» WHAT THE EXERCISE ASKS
Select each line where the word "Output" appears.
## start MATERIAL FOR THIS TASK
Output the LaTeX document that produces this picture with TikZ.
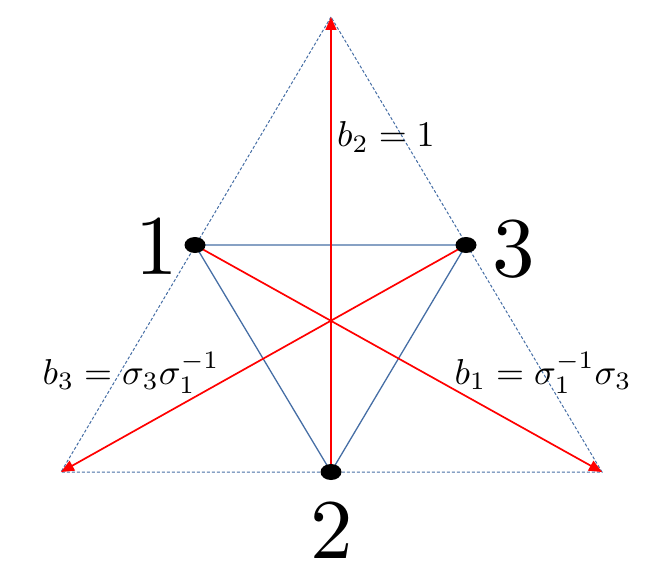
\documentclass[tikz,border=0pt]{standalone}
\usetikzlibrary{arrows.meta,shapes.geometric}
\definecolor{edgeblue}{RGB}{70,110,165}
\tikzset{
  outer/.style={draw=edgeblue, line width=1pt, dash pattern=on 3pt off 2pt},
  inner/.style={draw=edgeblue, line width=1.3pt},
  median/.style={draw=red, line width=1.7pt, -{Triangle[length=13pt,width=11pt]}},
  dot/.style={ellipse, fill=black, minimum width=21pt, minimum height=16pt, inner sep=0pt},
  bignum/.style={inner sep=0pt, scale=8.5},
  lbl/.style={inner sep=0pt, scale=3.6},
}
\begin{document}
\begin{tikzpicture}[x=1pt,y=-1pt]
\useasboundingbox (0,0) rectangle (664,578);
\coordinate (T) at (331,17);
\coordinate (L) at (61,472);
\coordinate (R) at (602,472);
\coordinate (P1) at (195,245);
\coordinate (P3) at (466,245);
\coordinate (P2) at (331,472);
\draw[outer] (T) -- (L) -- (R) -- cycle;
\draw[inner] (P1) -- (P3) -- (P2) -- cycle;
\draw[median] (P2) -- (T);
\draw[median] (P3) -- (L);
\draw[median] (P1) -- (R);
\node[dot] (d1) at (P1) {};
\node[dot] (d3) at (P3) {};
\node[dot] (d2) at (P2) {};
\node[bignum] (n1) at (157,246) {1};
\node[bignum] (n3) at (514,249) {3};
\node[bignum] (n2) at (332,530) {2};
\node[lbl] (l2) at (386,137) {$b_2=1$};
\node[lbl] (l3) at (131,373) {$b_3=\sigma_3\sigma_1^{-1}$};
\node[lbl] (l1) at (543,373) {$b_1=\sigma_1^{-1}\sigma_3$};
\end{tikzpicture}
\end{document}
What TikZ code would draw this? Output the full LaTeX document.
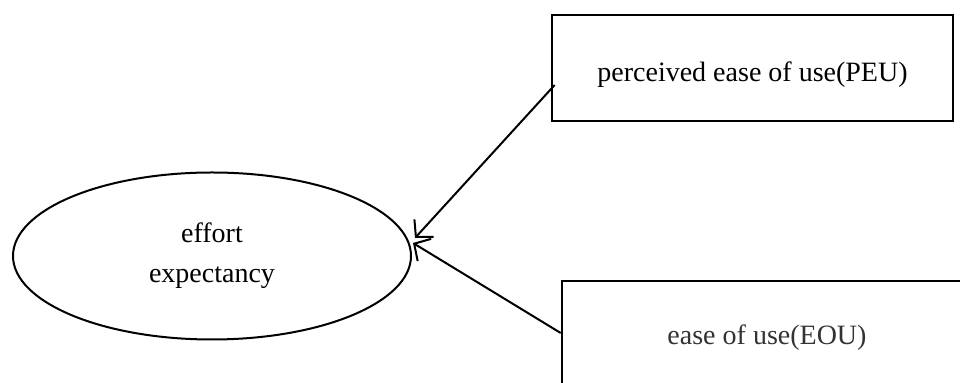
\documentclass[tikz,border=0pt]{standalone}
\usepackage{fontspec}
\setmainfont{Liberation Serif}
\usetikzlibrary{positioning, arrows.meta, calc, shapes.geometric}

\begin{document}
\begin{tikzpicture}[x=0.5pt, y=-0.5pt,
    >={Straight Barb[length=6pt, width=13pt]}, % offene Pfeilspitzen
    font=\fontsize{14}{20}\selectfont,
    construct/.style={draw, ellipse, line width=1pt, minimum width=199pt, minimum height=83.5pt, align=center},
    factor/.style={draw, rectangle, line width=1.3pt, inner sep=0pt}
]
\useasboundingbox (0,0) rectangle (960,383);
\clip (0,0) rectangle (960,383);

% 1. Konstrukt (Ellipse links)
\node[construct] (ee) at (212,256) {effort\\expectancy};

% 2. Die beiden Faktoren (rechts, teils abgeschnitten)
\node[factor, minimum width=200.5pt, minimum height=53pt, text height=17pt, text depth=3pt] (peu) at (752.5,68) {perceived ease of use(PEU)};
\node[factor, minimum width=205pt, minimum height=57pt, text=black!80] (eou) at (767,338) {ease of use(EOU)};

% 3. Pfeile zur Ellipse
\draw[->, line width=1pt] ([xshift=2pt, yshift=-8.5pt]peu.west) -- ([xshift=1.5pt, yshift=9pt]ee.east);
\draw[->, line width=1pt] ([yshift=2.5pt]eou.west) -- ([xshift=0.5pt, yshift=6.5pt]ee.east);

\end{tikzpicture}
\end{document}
## end MATERIAL FOR THIS TASK
» COMPLETE RESPONSE
Output the LaTeX document that produces this picture with TikZ.
What TikZ code would draw this? Output the full LaTeX document.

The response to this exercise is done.